Aim — The material below holds pictures; leave them out and reproduce exactly the lines from the one with "Emit a Python" through the one with "plt.rcParams['font.family'] = ['Open", inclusive.

Provided entries —

----------------------------------------

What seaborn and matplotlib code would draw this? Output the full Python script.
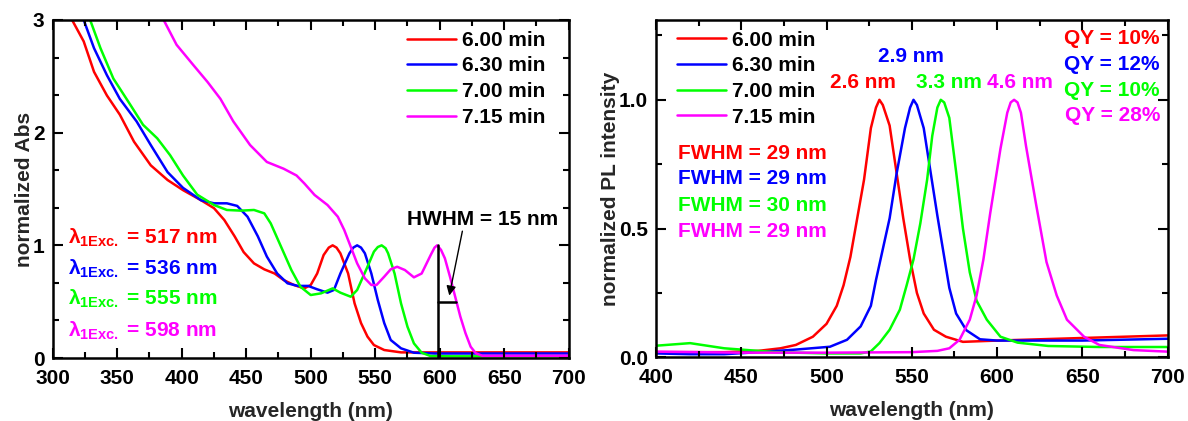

----------------------------------------

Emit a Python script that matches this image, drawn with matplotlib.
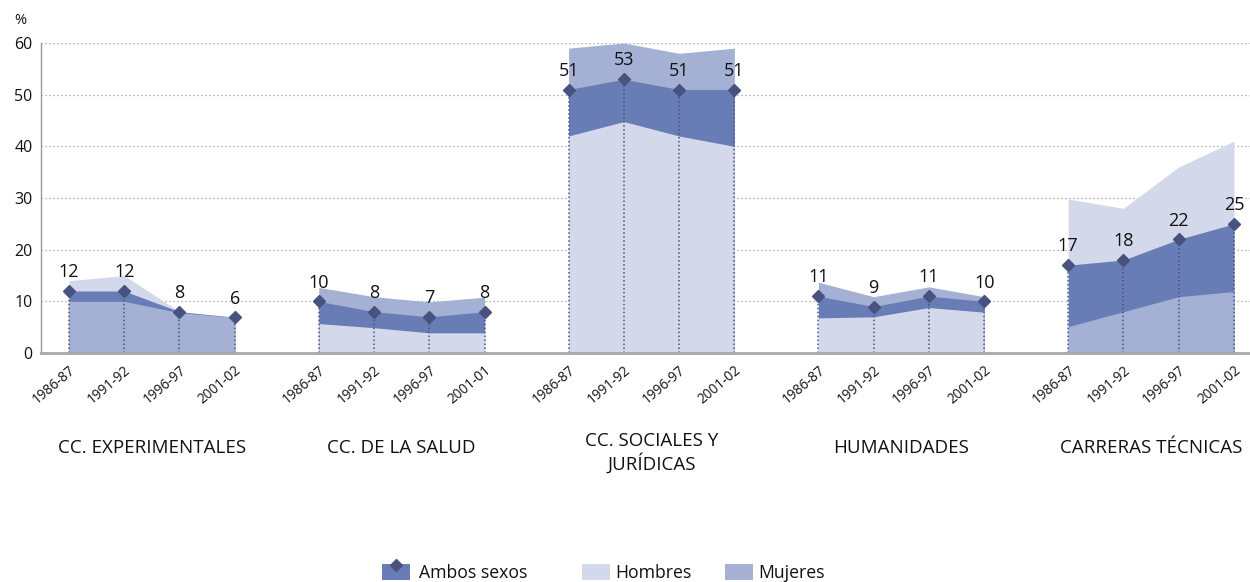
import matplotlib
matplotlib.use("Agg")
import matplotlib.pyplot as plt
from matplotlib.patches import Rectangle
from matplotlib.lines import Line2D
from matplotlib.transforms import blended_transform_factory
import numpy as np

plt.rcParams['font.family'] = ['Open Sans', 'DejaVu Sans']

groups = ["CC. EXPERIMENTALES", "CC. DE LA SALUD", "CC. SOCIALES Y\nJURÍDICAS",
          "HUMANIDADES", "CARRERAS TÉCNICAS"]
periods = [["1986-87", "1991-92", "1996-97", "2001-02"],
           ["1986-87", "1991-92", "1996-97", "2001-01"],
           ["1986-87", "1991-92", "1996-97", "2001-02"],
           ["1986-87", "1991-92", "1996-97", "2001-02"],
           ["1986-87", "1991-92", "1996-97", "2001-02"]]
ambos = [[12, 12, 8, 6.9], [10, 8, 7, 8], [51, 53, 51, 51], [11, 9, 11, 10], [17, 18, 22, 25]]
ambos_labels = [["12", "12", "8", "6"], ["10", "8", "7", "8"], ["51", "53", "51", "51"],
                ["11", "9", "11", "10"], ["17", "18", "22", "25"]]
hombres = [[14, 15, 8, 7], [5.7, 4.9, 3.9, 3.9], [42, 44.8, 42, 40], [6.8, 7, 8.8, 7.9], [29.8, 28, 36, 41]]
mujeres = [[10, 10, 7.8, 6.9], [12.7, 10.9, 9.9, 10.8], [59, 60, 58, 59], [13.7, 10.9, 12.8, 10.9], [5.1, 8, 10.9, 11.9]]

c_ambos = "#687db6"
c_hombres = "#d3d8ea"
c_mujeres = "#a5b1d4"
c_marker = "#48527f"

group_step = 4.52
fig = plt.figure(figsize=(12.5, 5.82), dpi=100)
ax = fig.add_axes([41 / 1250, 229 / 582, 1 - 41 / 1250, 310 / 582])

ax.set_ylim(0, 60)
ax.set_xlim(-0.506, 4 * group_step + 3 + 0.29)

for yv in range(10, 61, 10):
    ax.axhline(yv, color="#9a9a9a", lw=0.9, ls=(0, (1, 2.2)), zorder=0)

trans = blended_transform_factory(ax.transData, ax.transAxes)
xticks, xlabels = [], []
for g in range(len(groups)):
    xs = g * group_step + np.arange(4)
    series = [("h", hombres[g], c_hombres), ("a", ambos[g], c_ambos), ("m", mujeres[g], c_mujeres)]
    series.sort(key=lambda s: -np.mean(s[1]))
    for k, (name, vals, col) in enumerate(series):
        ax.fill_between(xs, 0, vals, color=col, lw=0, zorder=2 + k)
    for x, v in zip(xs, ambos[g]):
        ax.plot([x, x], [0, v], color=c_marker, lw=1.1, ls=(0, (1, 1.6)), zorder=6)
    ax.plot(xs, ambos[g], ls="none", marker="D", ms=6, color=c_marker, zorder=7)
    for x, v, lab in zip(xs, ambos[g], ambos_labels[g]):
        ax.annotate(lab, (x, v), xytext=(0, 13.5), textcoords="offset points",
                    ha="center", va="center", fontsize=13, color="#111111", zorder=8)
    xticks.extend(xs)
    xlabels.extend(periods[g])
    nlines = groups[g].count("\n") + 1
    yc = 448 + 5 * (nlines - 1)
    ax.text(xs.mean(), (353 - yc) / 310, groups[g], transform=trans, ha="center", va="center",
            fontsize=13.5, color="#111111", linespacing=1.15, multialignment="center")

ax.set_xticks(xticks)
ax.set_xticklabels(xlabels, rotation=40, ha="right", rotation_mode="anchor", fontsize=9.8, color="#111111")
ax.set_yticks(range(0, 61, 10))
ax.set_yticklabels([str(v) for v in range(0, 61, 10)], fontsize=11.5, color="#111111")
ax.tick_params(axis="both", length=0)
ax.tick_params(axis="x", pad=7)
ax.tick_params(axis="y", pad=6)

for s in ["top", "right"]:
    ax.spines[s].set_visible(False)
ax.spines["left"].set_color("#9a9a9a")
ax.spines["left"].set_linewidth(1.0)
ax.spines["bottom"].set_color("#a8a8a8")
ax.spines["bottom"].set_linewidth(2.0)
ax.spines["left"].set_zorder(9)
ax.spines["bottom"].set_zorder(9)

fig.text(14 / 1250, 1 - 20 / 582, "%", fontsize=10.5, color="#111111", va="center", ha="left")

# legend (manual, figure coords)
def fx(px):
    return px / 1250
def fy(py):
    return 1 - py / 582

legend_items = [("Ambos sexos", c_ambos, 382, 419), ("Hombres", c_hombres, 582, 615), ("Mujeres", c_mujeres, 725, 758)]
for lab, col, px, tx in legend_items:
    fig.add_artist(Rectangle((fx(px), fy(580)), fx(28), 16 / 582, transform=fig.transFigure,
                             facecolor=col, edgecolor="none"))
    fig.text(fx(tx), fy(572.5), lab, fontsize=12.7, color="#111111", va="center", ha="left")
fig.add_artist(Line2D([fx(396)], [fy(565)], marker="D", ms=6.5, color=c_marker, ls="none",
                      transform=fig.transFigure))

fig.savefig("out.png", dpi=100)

----------------------------------------

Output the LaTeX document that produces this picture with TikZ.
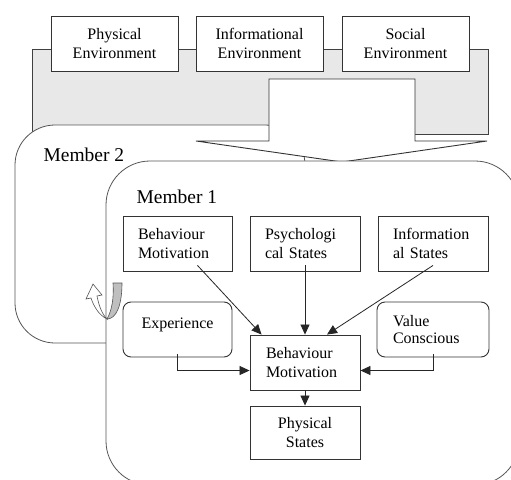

----------------------------------------

Finished answer —
Emit a Python script that matches this image, drawn with matplotlib.
import matplotlib
matplotlib.use("Agg")
import matplotlib.pyplot as plt
from matplotlib.patches import Rectangle
from matplotlib.lines import Line2D
from matplotlib.transforms import blended_transform_factory
import numpy as np

plt.rcParams['font.family'] = ['Open Sans', 'DejaVu Sans']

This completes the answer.